直接積就完事了:
\begin{aligned} &{}\int{4\arctan{\frac{\sqrt{a^2-x^2}}{\rho-x}}\,\mathrm{d}x}\\ =&{}4x\arctan{\frac{\sqrt{a^2-x^2}}{\rho-x}}-\int{4x\,\mathrm{d}\arctan\frac{\sqrt{a^2-x^2}}{\rho-x}}\\ =&{}4x\arctan{\frac{\sqrt{a^2-x^2}}{\rho-x}}-\int{4x\cdot\frac{1}{1+\Big(\frac{\sqrt{a^2-x^2}}{\rho-x}\Big)^2}\cdot\frac{(\rho-x)\cdot\frac{-2x}{2\sqrt{a^2-x^2}}-(-1)\cdot\sqrt{a^2-x^2}}{(\rho-x)^2}\,\mathrm{d}x}\\ =&{}4x\arctan{\frac{\sqrt{a^2-x^2}}{\rho-x}}-\int{4x\cdot\frac{1}{(\rho-x)^2+a^2-x^2}\cdot\frac{-x(\rho-x)+a^2-x^2}{\sqrt{a^2-x^2}}\,\mathrm{d}x}\\ \xlongequal{x=a\sin\theta}&{}4x\arctan{\frac{\sqrt{a^2-x^2}}{\rho-x}}-\int{4a\sin\theta\cdot\frac{1}{\rho^2+a^2-2\rho a\sin\theta}\cdot\frac{a^2-\rho a\sin\theta}{a\cos\theta}a\cos\theta\,\mathrm{d}\theta}\\ \xlongequal{\lambda=\frac{\rho}{a}}&{}4x\arctan{\frac{\sqrt{a^2-x^2}}{\rho-x}}-4a\int{\frac{\sin\theta(1-\lambda\sin\theta)}{\lambda^2+1-2\lambda\sin\theta}\,\mathrm{d}\theta}\\ \xlongequal[t=\tan\frac{\theta}{2}]{\text{萬能公式}}&{}4x\arctan{\frac{\sqrt{a^2-x^2}}{\rho-x}}-4a\left(\Big(\frac{\lambda}{4}-\frac{1}{4 \lambda }\Big)\theta -\frac{\cos \theta }{2}+\Big(\frac{\lambda}{2} +\frac{1}{2\lambda} \Big) \arctan \frac{1-\lambda t}{\lambda -t}\right)+C\\ =&{}4x\arctan{\frac{\sqrt{a^2-x^2}}{\rho-x}}+\left(\frac{a^2 }{\rho } - \rho\right)\theta +2 a \cos \theta-\left(\frac{2 a^2 }{\rho }+2 \rho\right)\arctan\frac{a -\rho t}{\rho -at}+C \end{aligned}
x 從 -a 到 a ,相當於 \theta 從 -\frac{\pi}{2} 到 \frac{\pi}{2} , t 從 -1 到 1 。
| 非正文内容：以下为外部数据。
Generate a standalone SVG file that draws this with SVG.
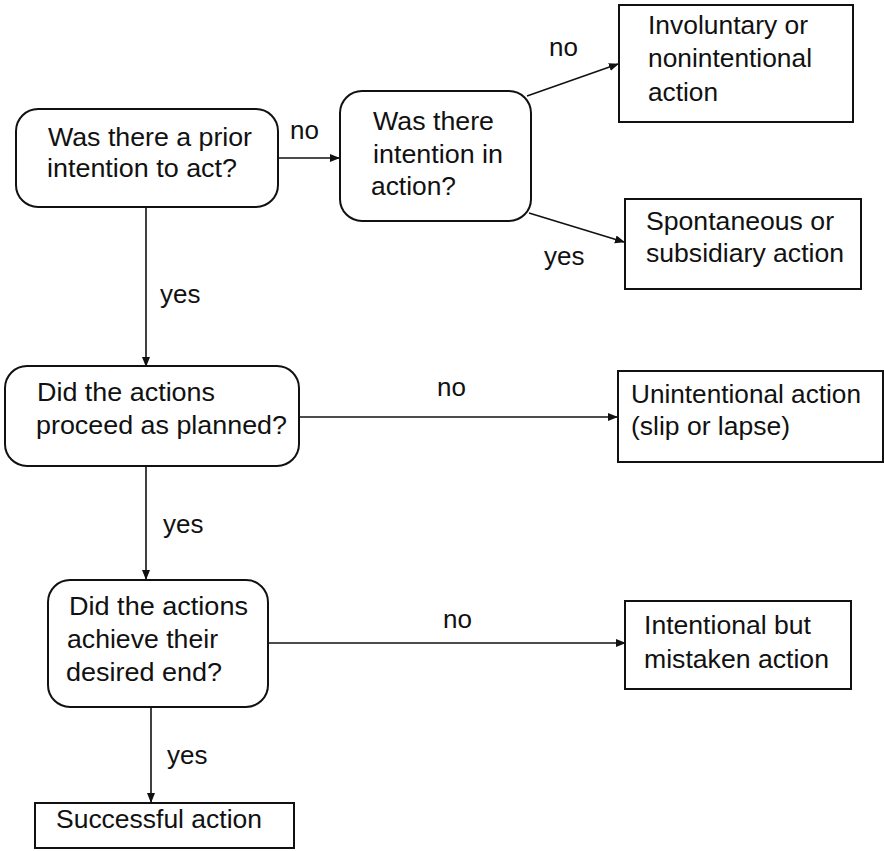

直接計算得
\begin{aligned} &{}\int_{-a}^a{4\arctan\frac{\sqrt{a^2-x^2}}{\rho-x}\,\mathrm{d}x}\\ =&{}\left(0+\Big(\frac{a^2}{\rho}-\rho\Big)\frac{\pi}{2}+0-\Big(\frac{2a^2}{\rho}+2\rho\Big)\arctan(-1)\right)\\ &{}-\left(0-\Big(\frac{a^2}{\rho}-\rho\Big)\frac{\pi}{2}+0-\Big(\frac{2a^2}{\rho}+2\rho\Big)\arctan1\right)\\ =&{}\frac{a^2\pi}{\rho}-\left(-\frac{a^2\pi}{\rho}\right)\\ =&{}\frac{2a^2\pi}{\rho} \end{aligned}